Paper ID: 2404.01953

Classifying Graphemes in English Words Through the Application of a Fuzzy Inference System

Samuel Rose, Chandrasekhar Kambhampati

In Linguistics, a grapheme is a written unit of a writing system corresponding to a phonological sound. In Natural Language Processing tasks, written language is analysed through two different mediums, word analysis, and character analysis. This paper focuses on a third approach, the analysis of graphemes. Graphemes have advantages over word and character analysis by being self-contained representations of phonetic sounds.
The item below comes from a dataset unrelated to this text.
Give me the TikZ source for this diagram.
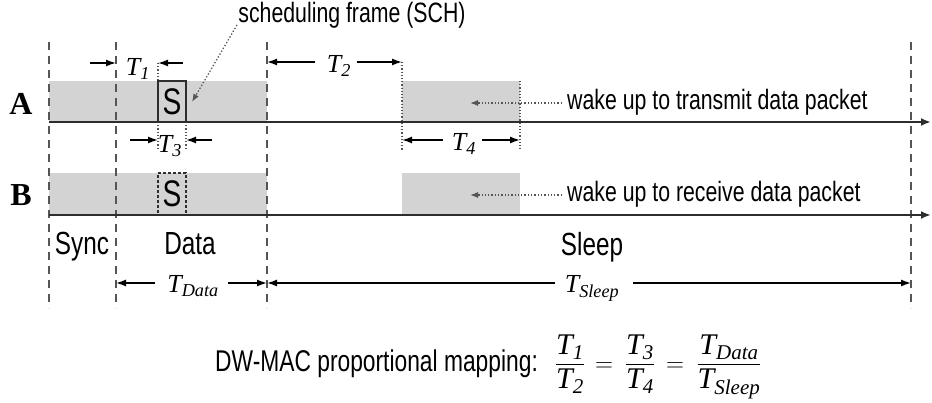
\documentclass[tikz,border=0pt]{standalone}
\usepackage{fontspec}
\usepackage{amsmath}
\setsansfont[FakeStretch=0.76]{Liberation Sans}
\newfontfamily\tfont{Liberation Serif}
\usetikzlibrary{arrows.meta}

\definecolor{band}{RGB}{211,211,211}
\definecolor{guideclr}{RGB}{85,85,85}
\definecolor{axisclr}{RGB}{45,45,45}

% italic period symbol T with an italic subscript
\newcommand\Tv[1]{{\tfont\itshape T}$_{\text{\tfont\itshape #1}}$}

\begin{document}
\begin{tikzpicture}[x=1pt,y=-1pt,
  lbl/.style={font=\sffamily\fontsize{28}{32}\selectfont, inner sep=0},
  phase/.style={font=\sffamily\fontsize{32}{36}\selectfont, inner sep=0, anchor=base},
  tlbl/.style={font=\fontsize{26}{30}\selectfont, inner sep=0, anchor=base},
  rowlbl/.style={font=\tfont\bfseries\fontsize{32}{34}\selectfont, inner sep=0},
  guide/.style={guideclr, line width=1.3pt, dash pattern=on 8pt off 6pt},
  dimarrow/.style={-{Latex[length=10pt,width=7pt]}, line width=1.4pt},
  timeaxis/.style={axisclr, line width=2pt, -{Latex[length=10pt,width=8pt]}},
  thin dots/.style={guideclr, line width=1.2pt, dotted},
  pointer/.style={guideclr, line width=1.3pt, dotted, -{Latex[length=8pt,width=6pt]}},
  slot/.style={fill=band, draw=none},
  mathpart/.style={font=\fontsize{30}{34}\selectfont, inner sep=0, anchor=base}
]
\useasboundingbox (0,0) rectangle (932,403);

% active periods of both nodes
\path[slot] (49,81) rectangle (267,122);
\path[slot] (402,81) rectangle (520,122);
\path[slot] (49,173) rectangle (267,215);
\path[slot] (402,173) rectangle (520,215);

% scheduling frames
\node[draw=axisclr, line width=1.5pt, fill=band, minimum width=28pt, minimum height=41pt,
      inner sep=0, font=\sffamily\fontsize{37}{38}\selectfont] (sA) at (172,101.5) {S};
\node[draw=axisclr, line width=1.3pt, dash pattern=on 3pt off 2pt, minimum width=28pt,
      minimum height=42pt, inner sep=0, font=\sffamily\fontsize{37}{38}\selectfont] (sB) at (172,194) {S};

% period boundaries
\foreach \x in {49,116,267,911} \draw[guide] (\x,42) -- (\x,308);

% extension lines for T1..T4
\draw[thin dots] (158,63) -- (158,81);
\draw[thin dots] (158,122) -- (158,150);
\draw[thin dots] (186,122) -- (186,150);
\draw[thin dots] (402,62) -- (402,150);
\draw[thin dots] (520,81) -- (520,150);

% time axes
\coordinate (a0) at (49,122);  \coordinate (a1) at (931,122);
\coordinate (b0) at (49,215);  \coordinate (b1) at (931,215);
\draw[timeaxis] (a0) -- (a1);
\draw[timeaxis] (b0) -- (b1);

% row labels
\node[rowlbl] (rA) at (21,104) {A};
\node[rowlbl] (rB) at (21,195) {B};

% T1
\draw[dimarrow] (90,63) -- (116,63);
\draw[dimarrow] (183,63) -- (158,63);
\node[tlbl] (t1) at (138,76) {\Tv{1}};
% T3
\draw[dimarrow] (130,140) -- (158,140);
\draw[dimarrow] (212,140) -- (186,140);
\node[tlbl] (t3) at (170,153) {\Tv{3}};
% T2
\draw[dimarrow] (315,62) -- (267,62);
\draw[dimarrow] (357,62) -- (402,62);
\node[tlbl] (t2) at (339,73) {\Tv{2}};
% T4
\draw[dimarrow] (443,140) -- (402,140);
\draw[dimarrow] (482,140) -- (520,140);
\node[tlbl] (t4) at (464,151) {\Tv{4}};

% phase names
\node[phase] (sync) at (82,255) {Sync};
\node[phase] (data) at (190,255) {Data};
\node[phase] (sleep) at (592,256) {Sleep};

% T_Data and T_Sleep
\draw[dimarrow] (155,283) -- (116,283);
\draw[dimarrow] (228,283) -- (267,283);
\node[tlbl] (td) at (193,293) {\Tv{Data}};
\draw[dimarrow] (555,283) -- (267,283);
\draw[dimarrow] (633,283) -- (911,283);
\node[tlbl] (ts) at (592,293) {\Tv{Sleep}};

% annotations
\node[lbl, anchor=base] (sch) at (352,23) {scheduling frame (SCH)};
\coordinate (schtip) at (192,102);
\draw[pointer] (237,25) -- (schtip);

\node[lbl, anchor=base west] (wa) at (567,110) {wake up to transmit data packet};
\coordinate (watip) at (470,103);
\draw[pointer] (562,103) -- (watip);

\node[lbl, anchor=base west] (wb) at (567,202) {wake up to receive data packet};
\coordinate (wbtip) at (470,195);
\draw[pointer] (562,195) -- (wbtip);

% proportional mapping rule
\node[font=\sffamily\fontsize{30}{34}\selectfont, inner sep=0, anchor=base west] (rule) at (215,371)
  {DW-MAC proportional mapping:};
\node[mathpart] (f1) at (570,371) {$\dfrac{\text{\Tv{1}}}{\text{\Tv{2}}}$};
\node[mathpart] (eq1) at (604,371) {$=$};
\node[mathpart] (f2) at (640,371) {$\dfrac{\text{\Tv{3}}}{\text{\Tv{4}}}$};
\node[mathpart] (eq2) at (675,371) {$=$};
\node[mathpart] (f3) at (729,371) {$\dfrac{\text{\Tv{Data}}}{\text{\Tv{Sleep}}}$};
\end{tikzpicture}
\end{document}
Due to the nature of splitting a word into graphemes being based on complex, non-binary rules, the application of fuzzy logic would provide a suitable medium upon which to predict the number of graphemes in a word. This paper proposes the application of a Fuzzy Inference System to split words into their graphemes. This Fuzzy Inference System results in a correct prediction of the number of graphemes in a word 50.18% of the time, with 93.51% being within a margin of +- 1 from the correct classification. Given the variety in language, graphemes are tied with pronunciation and therefore can change depending on a regional accent/dialect, the +- 1 accuracy represents the impreciseness of grapheme classification when regional variances are accounted for. To give a baseline of comparison, a second method involving a recursive IPA mapping exercise using a pronunciation dictionary was developed to allow for comparisons to be made.

Submitted: Apr 2, 2024